Environment variables as formal parameters

The Process Run Crate profile specifies how to represent environment variable settings that affected the execution of a particular action via environment. A workflow, in turn, MAY indicate that it is affected by a certain environment variable by using the same environment property and having it point to a FormalParameter whose name is equal to the variable’s name. If an action corresponding to an execution of the workflow sets that variable, the PropertyValue SHOULD point to the FormalParameter via exampleOfWork:

{
    "@id": "run_blast.cwl",
    "@type": ["File", "SoftwareSourceCode", "ComputationalWorkflow"],
    ...
    "environment": [
        {"@id": "run_blast.cwl#batch_size"}
    ]
},
{
    "@id": "run_blast.cwl#batch_size",
    "@type": "FormalParameter",
    "additionalType": "Integer",
    "name": "BATCH_SIZE",
},
{
    "@id": "#cb04c897-eb92-4c53-8a38-bcc1a16fd650",
    "@type": "CreateAction",
    "instrument": {"@id": "run_blast.cwl"},
    ...
    "environment": [
        {"@id": "#batch_size-pv"}
    ]
},
{
    "@id": "#batch_size-pv",
    "@type": "PropertyValue",
    "exampleOfWork": {"@id": "run_blast.cwl#batch_size"},
    "name": "BATCH_SIZE",
    "value": "100"
}

Requirements

This profile inherits the requirements of Process Run Crate and Workflow RO-Crate. Additional specifications are listed below.

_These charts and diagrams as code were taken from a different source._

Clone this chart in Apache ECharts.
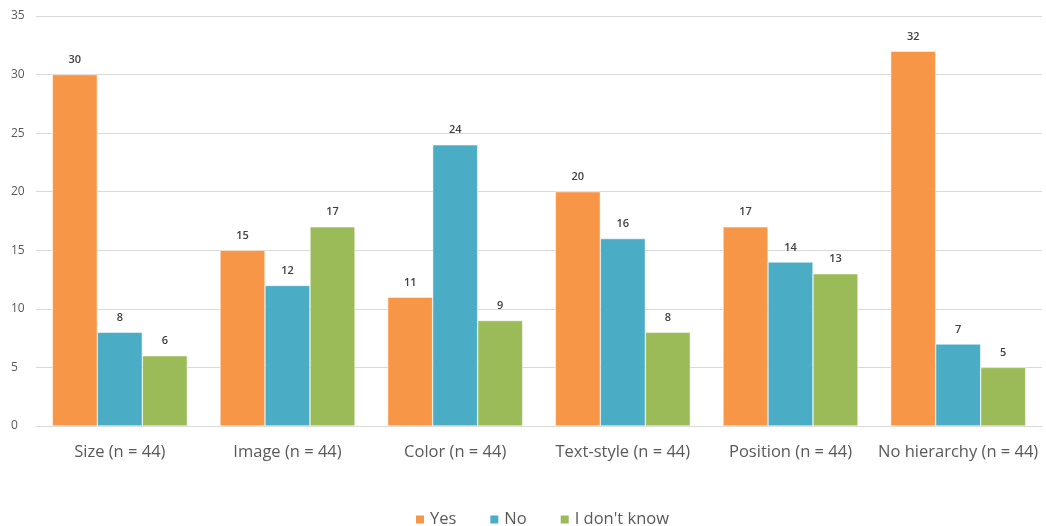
<!DOCTYPE html>
<html><head><meta charset="utf-8">
<script src="https://cdn.jsdelivr.net/npm/echarts@6/dist/echarts.min.js"></script>
<style>html,body{margin:0;padding:0;background:#fff}#c{width:1046px;height:526px}</style>
</head><body><div id="c"></div>
<script>
const categories = ['Size (n = 44)','Image (n = 44)','Color (n = 44)','Text-style (n = 44)','Position (n = 44)','No hierarchy (n = 44)'];
const yesValues = [30,15,11,20,17,32];
const noValues = [8,12,24,16,14,7];
const dontKnowValues = [6,17,9,8,13,5];
const seriesNames = ['Yes','No',"I don't know"];
const colors = ['#F79646','#4BACC6','#9BBB59'];

const font = "'Open Sans', 'Noto Sans', sans-serif";
const chart = echarts.init(document.getElementById('c'));
const mk = (name, data, color) => ({
  name, type:'bar', data, barWidth:45, barGap:'0%',
  itemStyle:{color, borderColor:'#fff', borderWidth:0.5},
  label:{show:true, position:'top', color:'#404040', fontSize:11, fontWeight:600, fontFamily:font, distance:9},
  emphasis:{disabled:true}
});
chart.setOption({
  animation:false,
  textStyle:{fontFamily:font},
  grid:{left:36, right:4, top:16, bottom:100},
  legend:{top:511, left:414, padding:[0,0,0,0], itemWidth:10, itemHeight:10, itemGap:32,
    icon:'rect', textStyle:{fontSize:16.5, color:'#595959', fontFamily:font}, data:seriesNames},
  xAxis:{type:'category', data:categories,
    axisLine:{lineStyle:{color:'#d9d9d9'}}, axisTick:{show:false},
    axisLabel:{interval:0, fontSize:16.5, color:'#595959', margin:18, fontFamily:font}},
  yAxis:{type:'value', min:0, max:35, interval:5,
    axisLine:{show:false}, axisTick:{show:false},
    axisLabel:{fontSize:12, color:'#595959', margin:25, align:'left', fontFamily:font},
    splitLine:{lineStyle:{color:'#d9d9d9'}}},
  series:[mk(seriesNames[0], yesValues, colors[0]), mk(seriesNames[1], noValues, colors[1]), mk(seriesNames[2], dontKnowValues, colors[2])]
});
</script></body></html>
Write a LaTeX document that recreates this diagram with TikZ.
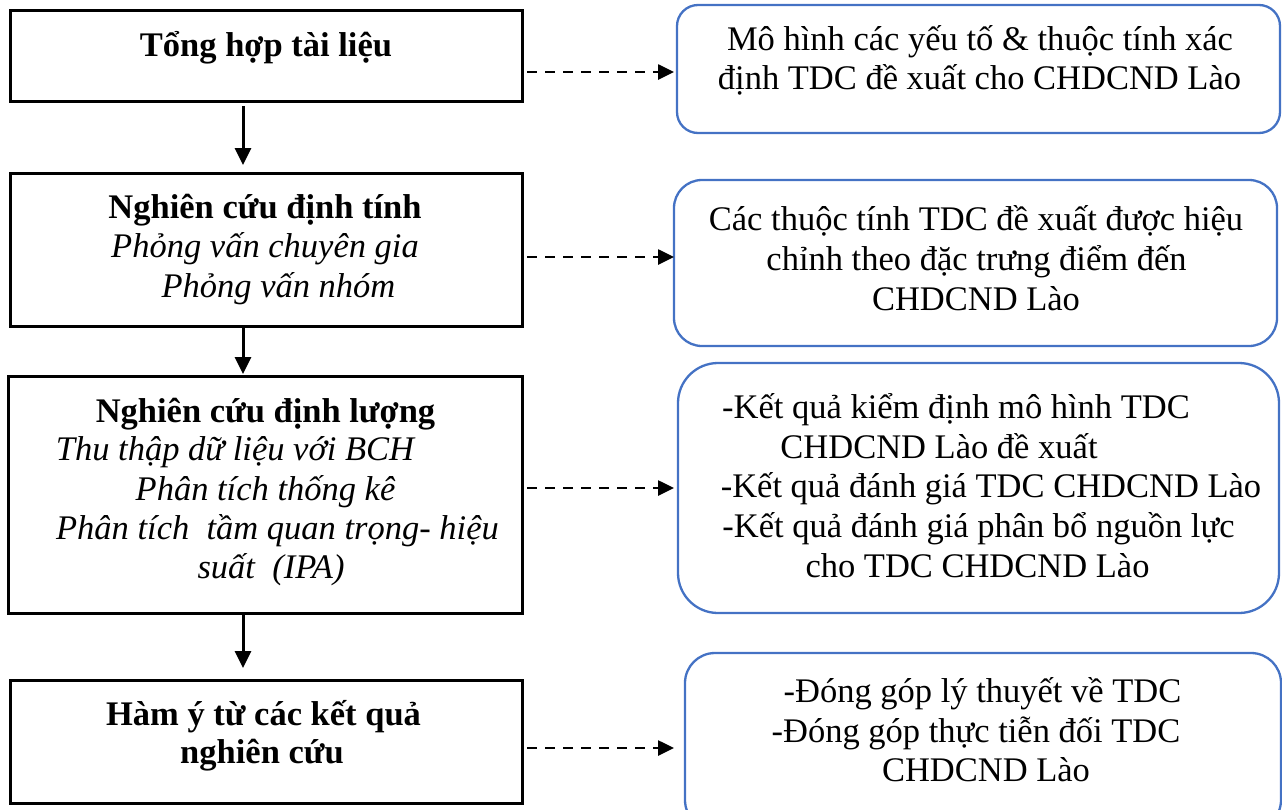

Property Required? Description
Dataset (the root data entity, e.g. "@id": "./")
conformsTo MUST Array MUST reference a CreativeWork entity with an @id URI that is consistent with the versioned Permalink of this document, and SHOULD also reference versioned permalinks for Process Run Crate and Workflow RO-Crate.
PropertyValue or data entity that realizes a FormalParameter
exampleOfWork SHOULD Identifier of the FormalParameter instance realized by this entity.
FormalParameter
name SHOULD SHOULD match the name of the corresponding workflow parameter slot, e.g. n_lines
description MAY A description of the parameter's purpose, e.g. Number of lines
workExample MAY Identifier of the data entity or PropertyValue instance that realizes this parameter. The data entity or PropertyValue instance SHOULD refer to this parameter via exampleOfWork.
additionalType MUST SHOULD include: File, Dataset or Collection if it maps to a file, directory or multi-file dataset, respectively; PropertyValue if it maps to a dictionary-like structured value (e.g. a CWL record); DataType or one of its subtypes (e.g. Integer) if it maps to a non-structured value.